The car has two actuators: the steering angle, and the desired speed (and not acceleration, as one might expect from a “normal” car).
The state of the vehicle comprises 5 numbers: longitudinal and lateral speeds, angular speed (Z-coordinate), and current actuators (steering angle and speed). Note that there’s no position nor yaw. This is because we’re already operating in a coordinate system that’s centered on the car (its position is always (0, 0)), with the X-axis shooting forward in the direction in which the vehicle is pointing (so yaw is always 0).
The cent stands for centerline which is the path we’re following. As the name suggests, this is the path that lies exactly in the middle between the race track’s bounds. (Clearly, this path is not the fastest but we’ll worry about that more in the next blog post.)

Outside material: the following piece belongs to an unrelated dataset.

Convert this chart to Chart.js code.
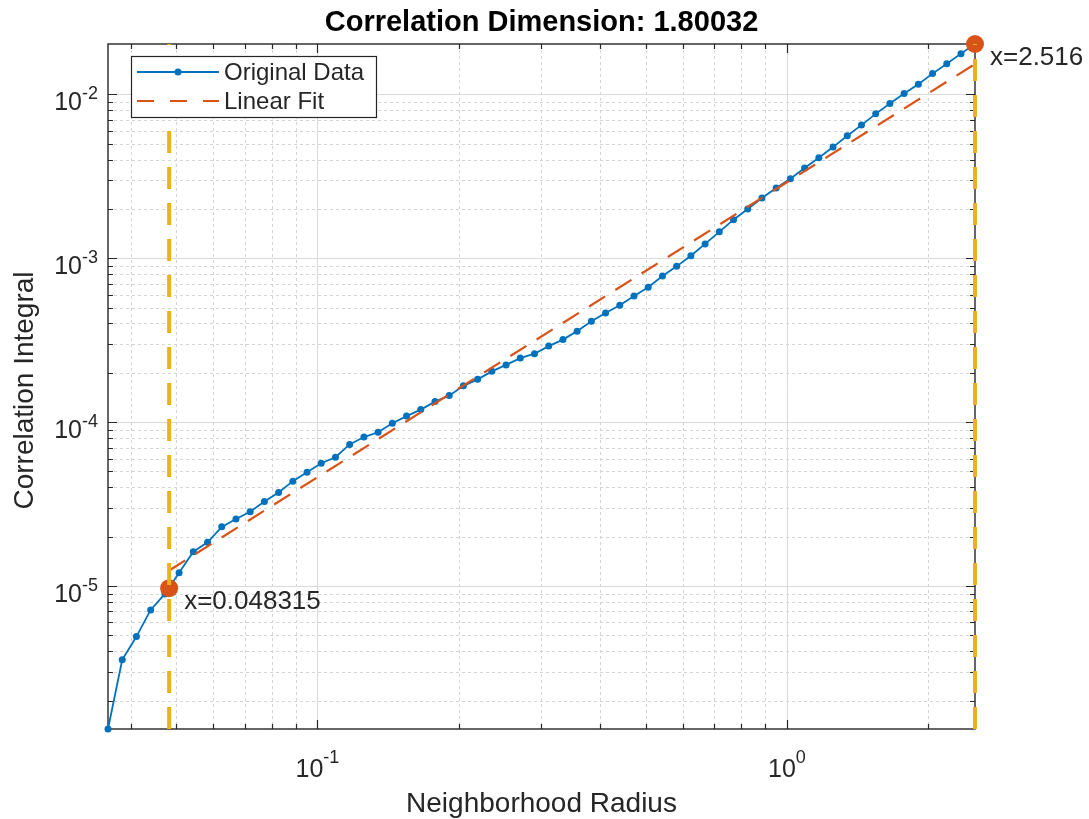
<!DOCTYPE html>
<html>
<head>
<meta charset="utf-8">
<script src="https://cdn.jsdelivr.net/npm/chart.js@4.4.1/dist/chart.umd.min.js"></script>
<style>
html,body{margin:0;padding:0;background:#fff;}
#wrap{width:1089px;height:819px;position:relative;}
</style>
</head>
<body>
<div id="wrap"><canvas id="c" width="1089" height="819"></canvas></div>
<script>
// ---------------- data ----------------
const radius = [0.035797, 0.038382, 0.041154, 0.044126, 0.047313, 0.050730, 0.054394, 0.058322, 0.062534, 0.067050,
  0.071892, 0.077084, 0.082651, 0.088620, 0.095020, 0.10188, 0.10924, 0.11713, 0.12559, 0.13466,
  0.14438, 0.15481, 0.16599, 0.17798, 0.19083, 0.20461, 0.21939, 0.23523, 0.25222, 0.27044,
  0.28997, 0.31091, 0.33336, 0.35744, 0.38325, 0.41093, 0.44061, 0.47243, 0.50655, 0.54313,
  0.58235, 0.62441, 0.66950, 0.71785, 0.76970, 0.82528, 0.88488, 0.94879, 1.0173, 1.0908,
  1.1696, 1.2540, 1.3446, 1.4417, 1.5458, 1.6574, 1.7771, 1.9055, 2.0431, 2.1906,
  2.3488, 2.5160];
const corrIntegral = [1.342e-6, 3.547e-6, 4.917e-6, 7.152e-6, 8.953e-6, 1.207e-5, 1.620e-5, 1.848e-5, 2.297e-5, 2.563e-5,
  2.838e-5, 3.275e-5, 3.726e-5, 4.365e-5, 4.940e-5, 5.620e-5, 6.112e-5, 7.315e-5, 8.112e-5, 8.680e-5,
  9.847e-5, 1.089e-4, 1.193e-4, 1.335e-4, 1.452e-4, 1.666e-4, 1.825e-4, 2.042e-4, 2.236e-4, 2.460e-4,
  2.617e-4, 2.911e-4, 3.189e-4, 3.593e-4, 4.133e-4, 4.638e-4, 5.173e-4, 5.885e-4, 6.658e-4, 7.788e-4,
  8.927e-4, 1.036e-3, 1.224e-3, 1.450e-3, 1.720e-3, 1.999e-3, 2.332e-3, 2.684e-3, 3.057e-3, 3.553e-3,
  4.104e-3, 4.770e-3, 5.590e-3, 6.494e-3, 7.606e-3, 8.790e-3, 1.011e-2, 1.154e-2, 1.339e-2, 1.540e-2,
  1.773e-2, 2.030e-2];
const fitRadius = [0.048315, 2.516];
const fitIntegral = [1.245e-5, 1.533e-2];
const boundRadius = [0.048315, 2.516];
const boundIntegral = [9.70e-6, 2.030e-2];
const boundLabels = ['x=0.048315', 'x=2.516'];
const xTickValues = [0.04, 0.05, 0.06, 0.07, 0.08, 0.09, 0.1, 0.2, 0.3, 0.4, 0.5, 0.6, 0.7, 0.8, 0.9, 1, 2];
const yTickValues = [2e-6, 3e-6, 4e-6, 5e-6, 6e-6, 7e-6, 8e-6, 9e-6,
  1e-5, 2e-5, 3e-5, 4e-5, 5e-5, 6e-5, 7e-5, 8e-5, 9e-5,
  1e-4, 2e-4, 3e-4, 4e-4, 5e-4, 6e-4, 7e-4, 8e-4, 9e-4,
  1e-3, 2e-3, 3e-3, 4e-3, 5e-3, 6e-3, 7e-3, 8e-3, 9e-3, 1e-2];
const seriesLabels = ['Original Data', 'Linear Fit'];
const titleText = 'Correlation Dimension: 1.80032';
const xLabelText = 'Neighborhood Radius';
const yLabelText = 'Correlation Integral';

// ---------------- styling ----------------
const FONT = '"Liberation Sans", Arial, Helvetica, sans-serif';
const INK = '#262626';
const BLUE = '#0072BD', ORANGE = '#D95319', YELLOW = '#EDB120';

const xMin = Math.min(...radius), xMax = Math.max(...radius);
const yMin = Math.min(...corrIntegral), yMax = Math.max(...corrIntegral);

function isDecade(v) { const l = Math.log10(v); return Math.abs(l - Math.round(l)) < 1e-9; }
function expOf(v) { return Math.round(Math.log10(v)); }

const matlabLook = {
  id: 'matlabLook',
  beforeDatasetsDraw(chart) {
    const {ctx, chartArea: a, scales: {x, y}} = chart;
    ctx.save();
    ctx.lineWidth = 1;
    const drawGrid = (major) => {
      ctx.setLineDash(major ? [] : [3, 3]);
      ctx.strokeStyle = major ? '#dadada' : '#d4d4d4';
      x.ticks.forEach(t => {
        if (!!t.major !== major) return;
        const px = Math.round(x.getPixelForValue(t.value)) + 0.5;
        if (px <= a.left + 1 || px >= a.right - 1) return;
        ctx.beginPath(); ctx.moveTo(px, a.top); ctx.lineTo(px, a.bottom); ctx.stroke();
      });
      y.ticks.forEach(t => {
        if (!!t.major !== major) return;
        const py = Math.round(y.getPixelForValue(t.value)) + 0.5;
        if (py <= a.top + 1 || py >= a.bottom - 1) return;
        ctx.beginPath(); ctx.moveTo(a.left, py); ctx.lineTo(a.right, py); ctx.stroke();
      });
    };
    drawGrid(false);
    drawGrid(true);
    ctx.setLineDash([]);
    ctx.strokeStyle = INK;
    ctx.lineWidth = 1.4;
    ctx.strokeRect(a.left, a.top, a.right - a.left, a.bottom - a.top);
    ctx.lineWidth = 1.2;
    x.ticks.forEach(t => {
      const len = t.major ? 9 : 5;
      const px = Math.round(x.getPixelForValue(t.value)) + 0.5;
      ctx.beginPath();
      ctx.moveTo(px, a.bottom); ctx.lineTo(px, a.bottom - len);
      ctx.moveTo(px, a.top); ctx.lineTo(px, a.top + len);
      ctx.stroke();
    });
    y.ticks.forEach(t => {
      const len = t.major ? 9 : 5;
      const py = Math.round(y.getPixelForValue(t.value)) + 0.5;
      ctx.beginPath();
      ctx.moveTo(a.left, py); ctx.lineTo(a.left + len, py);
      ctx.moveTo(a.right, py); ctx.lineTo(a.right - len, py);
      ctx.stroke();
    });
    ctx.restore();
  },
  afterDraw(chart) {
    const {ctx, chartArea: a, scales: {x, y}} = chart;
    ctx.save();
    ctx.fillStyle = INK;
    const baseFont = '25px ' + FONT, supFont = '18px ' + FONT;
    ctx.textBaseline = 'alphabetic';
    x.ticks.filter(t => t.major).forEach(t => {
      const px = x.getPixelForValue(t.value);
      const e = String(expOf(t.value));
      ctx.font = baseFont; const w1 = ctx.measureText('10').width;
      ctx.font = supFont; const w2 = ctx.measureText(e).width;
      const start = px - (w1 + w2) / 2;
      ctx.textAlign = 'left';
      ctx.font = baseFont; ctx.fillText('10', start, a.bottom + 48);
      ctx.font = supFont; ctx.fillText(e, start + w1, a.bottom + 34);
    });
    y.ticks.filter(t => t.major).forEach(t => {
      const py = y.getPixelForValue(t.value);
      const e = String(expOf(t.value));
      ctx.font = supFont; const w2 = ctx.measureText(e).width;
      ctx.font = baseFont; const w1 = ctx.measureText('10').width;
      const right = a.left - 10;
      ctx.textAlign = 'left';
      ctx.font = baseFont; ctx.fillText('10', right - w2 - w1, py + 16);
      ctx.font = supFont; ctx.fillText(e, right - w2, py + 5);
    });
    ctx.font = '28px ' + FONT;
    ctx.textAlign = 'center';
    ctx.fillText(xLabelText, (a.left + a.right) / 2, 812);
    ctx.save();
    ctx.translate(33, (a.top + a.bottom) / 2 + 4);
    ctx.rotate(-Math.PI / 2);
    ctx.fillText(yLabelText, 0, 0);
    ctx.restore();
    ctx.fillStyle = '#000';
    ctx.font = 'bold 29px ' + FONT;
    ctx.fillText(titleText, (a.left + a.right) / 2, 31);
    ctx.fillStyle = INK;
    ctx.font = '26px ' + FONT;
    ctx.textAlign = 'left';
    boundRadius.forEach((r, i) => {
      const px = x.getPixelForValue(r), py = y.getPixelForValue(boundIntegral[i]);
      ctx.fillText(boundLabels[i], px + 15, py + 21);
    });
    const lx = a.left + 23, ly = a.top + 12, lw = 245, lh = 61;
    ctx.fillStyle = '#fff';
    ctx.fillRect(lx, ly, lw, lh);
    ctx.strokeStyle = INK; ctx.lineWidth = 1.2;
    ctx.strokeRect(lx + 0.5, ly + 0.5, lw, lh);
    const r1 = ly + 16, r2 = ly + 45;
    ctx.lineWidth = 1.8;
    ctx.strokeStyle = BLUE;
    ctx.beginPath(); ctx.moveTo(lx + 6, r1); ctx.lineTo(lx + 88, r1); ctx.stroke();
    ctx.fillStyle = BLUE;
    ctx.beginPath(); ctx.arc(lx + 47, r1, 3.5, 0, Math.PI * 2); ctx.fill();
    ctx.strokeStyle = ORANGE;
    ctx.lineWidth = 2.2;
    ctx.setLineDash([17, 16]);
    ctx.beginPath(); ctx.moveTo(lx + 6, r2); ctx.lineTo(lx + 88, r2); ctx.stroke();
    ctx.setLineDash([]);
    ctx.fillStyle = INK;
    ctx.font = '24px ' + FONT;
    ctx.textBaseline = 'middle';
    ctx.fillText(seriesLabels[0], lx + 93, r1 + 1);
    ctx.fillText(seriesLabels[1], lx + 93, r2 + 1);
    ctx.restore();
  }
};

const pts = (xs, ys) => xs.map((v, i) => ({x: v, y: ys[i]}));

new Chart(document.getElementById('c'), {
  type: 'line',
  data: {
    datasets: [
      {label: 'bound-left', data: [{x: boundRadius[0], y: yMin}, {x: boundRadius[0], y: yMax}],
        borderColor: YELLOW, borderWidth: 4, borderDash: [22, 14], pointRadius: 0, clip: false},
      {label: 'bound-right', data: [{x: boundRadius[1], y: yMin}, {x: boundRadius[1], y: yMax}],
        borderColor: YELLOW, borderWidth: 4, borderDash: [22, 14], pointRadius: 0, clip: false},
      {label: 'bounds', data: pts(boundRadius, boundIntegral), showLine: false,
        pointRadius: 9, pointBackgroundColor: ORANGE, pointBorderColor: ORANGE, pointBorderWidth: 0, clip: false},
      {label: seriesLabels[1], data: pts(fitRadius, fitIntegral),
        borderColor: ORANGE, borderWidth: 2.2, borderDash: [19, 12], pointRadius: 0, fill: false},
      {label: seriesLabels[0], data: pts(radius, corrIntegral),
        borderColor: BLUE, borderWidth: 1.8, pointRadius: 3.5, pointBackgroundColor: BLUE,
        pointBorderColor: BLUE, pointBorderWidth: 0, fill: false, tension: 0, clip: false}
    ]
  },
  options: {
    responsive: false,
    animation: false,
    devicePixelRatio: 1,
    events: [],
    layout: {padding: {left: 108, top: 44, right: 114, bottom: 90}},
    plugins: {legend: {display: false}, title: {display: false}, tooltip: {enabled: false}},
    scales: {
      x: {
        type: 'logarithmic', min: xMin, max: xMax,
        afterBuildTicks: s => { s.ticks = xTickValues.map(v => ({value: v, major: isDecade(v)})); },
        afterFit: s => { s.height = 0; },
        ticks: {display: false}, grid: {display: false, drawTicks: false}, border: {display: false}
      },
      y: {
        type: 'logarithmic', min: yMin, max: yMax,
        afterBuildTicks: s => { s.ticks = yTickValues.map(v => ({value: v, major: isDecade(v)})); },
        afterFit: s => { s.width = 0; },
        ticks: {display: false}, grid: {display: false, drawTicks: false}, border: {display: false}
      }
    }
  },
  plugins: [matlabLook]
});
</script>
</body>
</html>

And finally, the params are the controller parameters (lookahead distance, speed setpoint, and tire force max) that were set while the data was recorded. The idea is to look for better params while driving via an online gradient ascent procedure such that we constantly adapt to the changing conditions.
The trajectory are 150 2D points representing future positions of the vehicle, and the act is a vector containing future actuators: 9 steering angles, and 9 speeds.
We need the trajectory to compute the score later on, whereas the actuators are, well, needed to drive the vehicle. Although I should say: not all of them, I’m only taking the first steering angle and speed and throw away the rest (as you would normally do in a controller like Model Predictive Control, which I used in a previous blog post).
The colorful boxes in the graph depict modules containing one or more fully connected layers, nothing fancy.
During inference, the state and centerline are given, we can’t change them. But the idea is to probe the model for alternative controller parameters that might yield a more promising trajectory.